Australia.- Victoria’s Royal Commission into Crown Resorts has heard from Timothy Bryant, a compliance officer at the Victorian Commission for Gambling and Liquor Regulation (VCGLR), who spoke about the incident in which Crown execs were arrested in China in 2016.
Bryant told the inquiry that the investigation of the incident “was particularly protracted because of Crown’s defensive position”.
He said he believed that in some interviews Crown Resorts had lied to him as to “what they were not aware of or were aware of.”
He also said: “Crown’s risk management structure was inadequate to the extent that it failed to identify the risks associated with the operating environment in China.”
It was also claimed that Crown Resorts did not give correct information to the VCGLR and delayed providing documents and some reports during the investigation.
Although the VCGLR has the power to refer people or companies who fail to properly comply with its document requests to the Victorian supreme court for prosecution, the regulator did not do so at the time.
Bryant said: “I think now it is something the commission would be considering as part of our final report and our final outcomes.”
Victoria’s Royal Commission is chaired by former Federal Court judge Raymond Finkelstein.
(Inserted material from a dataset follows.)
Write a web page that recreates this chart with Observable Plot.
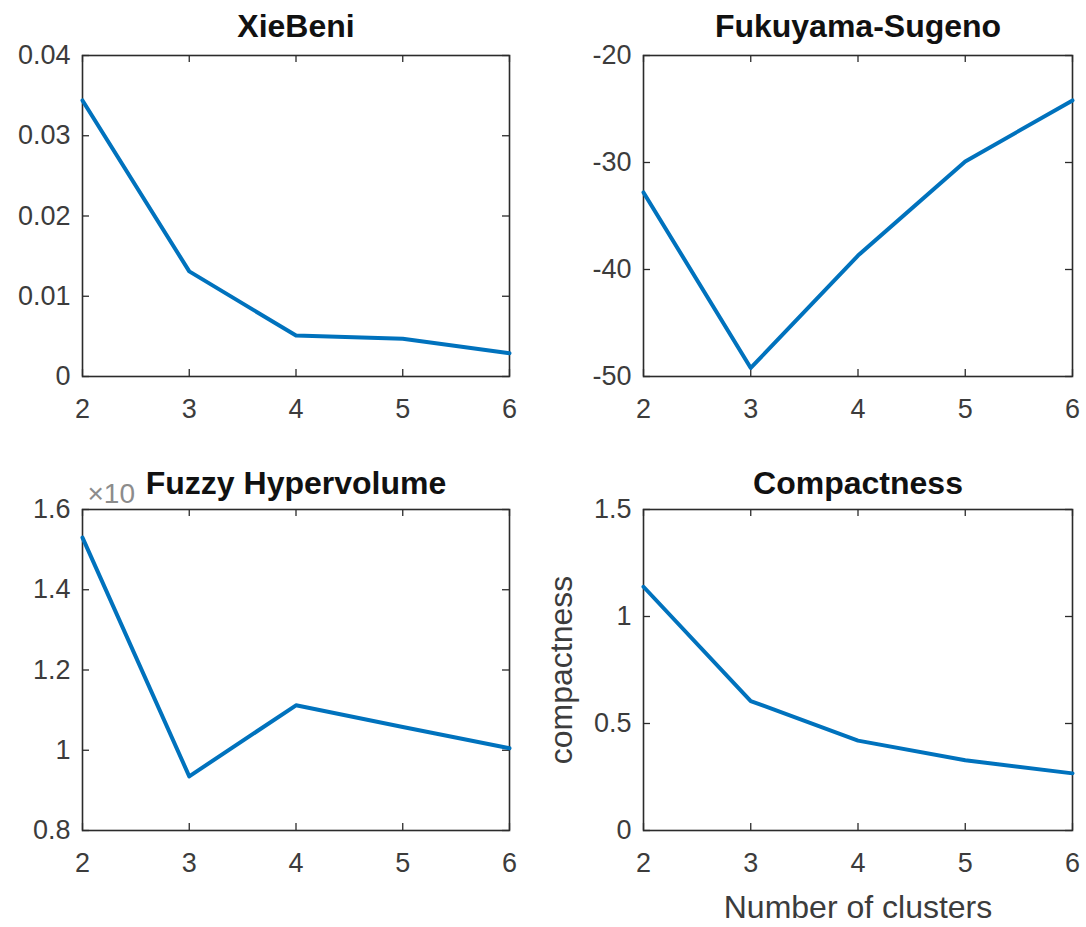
<!DOCTYPE html>
<html>
<head>
<meta charset="utf-8">
<script src="https://cdn.jsdelivr.net/npm/d3@7"></script>
<script src="https://cdn.jsdelivr.net/npm/@observablehq/plot@0.6"></script>
<style>
  html, body { margin: 0; padding: 0; background: #fff; }
  #wrap { position: relative; width: 1086px; height: 927px; overflow: hidden; }
  #wrap > div { position: absolute; }
  svg { overflow: visible; }
</style>
</head>
<body>
<div id="wrap">
  <div id="p1" style="left:0px;top:0px"></div>
  <div id="p2" style="left:543px;top:0px"></div>
  <div id="p3" style="left:0px;top:453px"></div>
  <div id="p4" style="left:543px;top:453px"></div>
</div>
<script>
// ---- data ----
const clusters = [2, 3, 4, 5, 6];
const xTicks = [2, 3, 4, 5, 6];
const xTickLabels = ["2", "3", "4", "5", "6"];

const xieBeni = [0.0344, 0.0131, 0.0051, 0.0047, 0.0029];
const xieBeniTicks = [0, 0.01, 0.02, 0.03, 0.04];
const xieBeniTickLabels = ["0", "0.01", "0.02", "0.03", "0.04"];

const fukuyama = [-32.8, -49.2, -38.7, -29.9, -24.2];
const fukuyamaTicks = [-50, -40, -30, -20];
const fukuyamaTickLabels = ["-50", "-40", "-30", "-20"];

const hypervolume = [1.53, 0.935, 1.112, 1.058, 1.005];
const hypervolumeTicks = [0.8, 1.0, 1.2, 1.4, 1.6];
const hypervolumeTickLabels = ["0.8", "1", "1.2", "1.4", "1.6"];

const compactness = [1.139, 0.605, 0.42, 0.328, 0.267];
const compactnessTicks = [0, 0.5, 1.0, 1.5];
const compactnessTickLabels = ["0", "0.5", "1", "1.5"];

const titles = ["XieBeni", "Fukuyama-Sugeno", "Fuzzy Hypervolume", "Compactness"];
const xAxisLabel = "Number of clusters";
const yAxisLabel = "compactness";
const exponentLabel = "×10";

// ---- styles ----
const LINE = "#0072BD";
const AXIS = "#2b2b2b";
const TICKTEXT = "#3c3c3c";
const FONT = "'Liberation Sans', Arial, Helvetica, sans-serif";
const TICKLEN = 7;

function panel(cfg) {
  const W = 543 - cfg.ml - cfg.mr;
  const H = cfg.height - cfg.mt - cfg.mb;
  const rows = clusters.map((c, i) => ({x: c, y: cfg.values[i]}));
  const yFmt = d => cfg.yLabels[cfg.yTicks.indexOf(d)];
  const xFmt = d => xTickLabels[xTicks.indexOf(d)];
  const marks = [
    // inward ticks on all four sides
    Plot.tickX(xTicks, {x: d => d, stroke: AXIS, strokeWidth: 1.3, insetTop: H - TICKLEN}),
    Plot.tickX(xTicks, {x: d => d, stroke: AXIS, strokeWidth: 1.3, insetBottom: H - TICKLEN}),
    Plot.tickY(cfg.yTicks, {y: d => d, stroke: AXIS, strokeWidth: 1.3, insetRight: W - TICKLEN}),
    Plot.tickY(cfg.yTicks, {y: d => d, stroke: AXIS, strokeWidth: 1.3, insetLeft: W - TICKLEN}),
    Plot.frame({stroke: AXIS, strokeWidth: 1.6}),
    Plot.line(rows, {x: "x", y: "y", stroke: LINE, strokeWidth: 4, strokeLinejoin: "round"}),
    Plot.axisX({anchor: "bottom", ticks: xTicks, tickSize: 0, tickPadding: 22, tickFormat: xFmt,
      fontSize: 27, fill: TICKTEXT, label: null, style: {letterSpacing: "1.8px"}}),
    Plot.axisY({anchor: "left", ticks: cfg.yTicks, tickSize: 0, tickPadding: 12, tickFormat: yFmt,
      fontSize: 27, fill: TICKTEXT, label: null, style: {letterSpacing: "1.8px"}}),
  ];
  if (cfg.exponent) {
    marks.push(Plot.text([cfg.exponent], {frameAnchor: "top-left", text: d => d, dx: 5, dy: -15,
      fontSize: 28, fill: "#8c8c8c", textAnchor: "start", lineAnchor: "middle",
      style: {letterSpacing: "1.5px"}}));
  }
  if (cfg.xLabel) {
    marks.push(Plot.text([cfg.xLabel], {frameAnchor: "bottom", text: d => d, dy: 77,
      fontSize: 32, fill: TICKTEXT, textAnchor: "middle", lineAnchor: "middle",
      style: {letterSpacing: "1.8px"}}));
  }
  if (cfg.yLabel) {
    marks.push(Plot.text([cfg.yLabel], {frameAnchor: "left", text: d => d, dx: -82, rotate: -90,
      fontSize: 32, fill: TICKTEXT, textAnchor: "middle", lineAnchor: "middle",
      style: {letterSpacing: "1.8px"}}));
  }
  marks.push(Plot.text([cfg.title], {frameAnchor: "top", text: d => d, dy: cfg.titleDy,
    fontSize: 32, fontWeight: "bold", fill: "#111", textAnchor: "middle", lineAnchor: "middle",
    style: {letterSpacing: "2.5px"}}));
  const svg = Plot.plot({
    width: 543, height: cfg.height,
    marginLeft: cfg.ml, marginRight: cfg.mr, marginTop: cfg.mt, marginBottom: cfg.mb,
    style: {fontFamily: FONT, fontSize: "27px", color: TICKTEXT, background: "#fff", overflow: "visible"},
    x: {domain: [2, 6]},
    y: {domain: cfg.yDomain},
    marks
  });
  document.getElementById(cfg.id).appendChild(svg);
}

panel({id: "p1", values: xieBeni, yDomain: [0, 0.04], yTicks: xieBeniTicks, yLabels: xieBeniTickLabels,
  title: titles[0], height: 453, ml: 82, mr: 34, mt: 55, mb: 77, titleDy: -29});
panel({id: "p2", values: fukuyama, yDomain: [-50, -20], yTicks: fukuyamaTicks, yLabels: fukuyamaTickLabels,
  title: titles[1], height: 453, ml: 100, mr: 14, mt: 55, mb: 77, titleDy: -29});
panel({id: "p3", values: hypervolume, yDomain: [0.8, 1.6], yTicks: hypervolumeTicks, yLabels: hypervolumeTickLabels,
  title: titles[2], height: 474, ml: 82, mr: 34, mt: 56, mb: 97, titleDy: -26, exponent: exponentLabel});
panel({id: "p4", values: compactness, yDomain: [0, 1.5], yTicks: compactnessTicks, yLabels: compactnessTickLabels,
  title: titles[3], height: 474, ml: 100, mr: 14, mt: 56, mb: 97, titleDy: -26,
  xLabel: xAxisLabel, yLabel: yAxisLabel});
</script>
</body>
</html>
It expects to report back to the Victorian government by August 1.
Royal Commission receives written submissions on problem gambling at Crown
Victoria’s Royal Commission has received several written submissions accusing Crown Resorts of causing gambling addiction.
Ai Nguyen, a gambling counsellor at the Australian Vietnamese Women’s Association, said Crown Resorts’ 24/7 operating hours, its rewards system and a weak self-exclusion programme failed to help people with gambling problems.
The Victorian Arabic Social Services community support group also said that some of its clients who used the self-exclusion programme reported that the casino allowed them to enter areas they were meant to be barred from.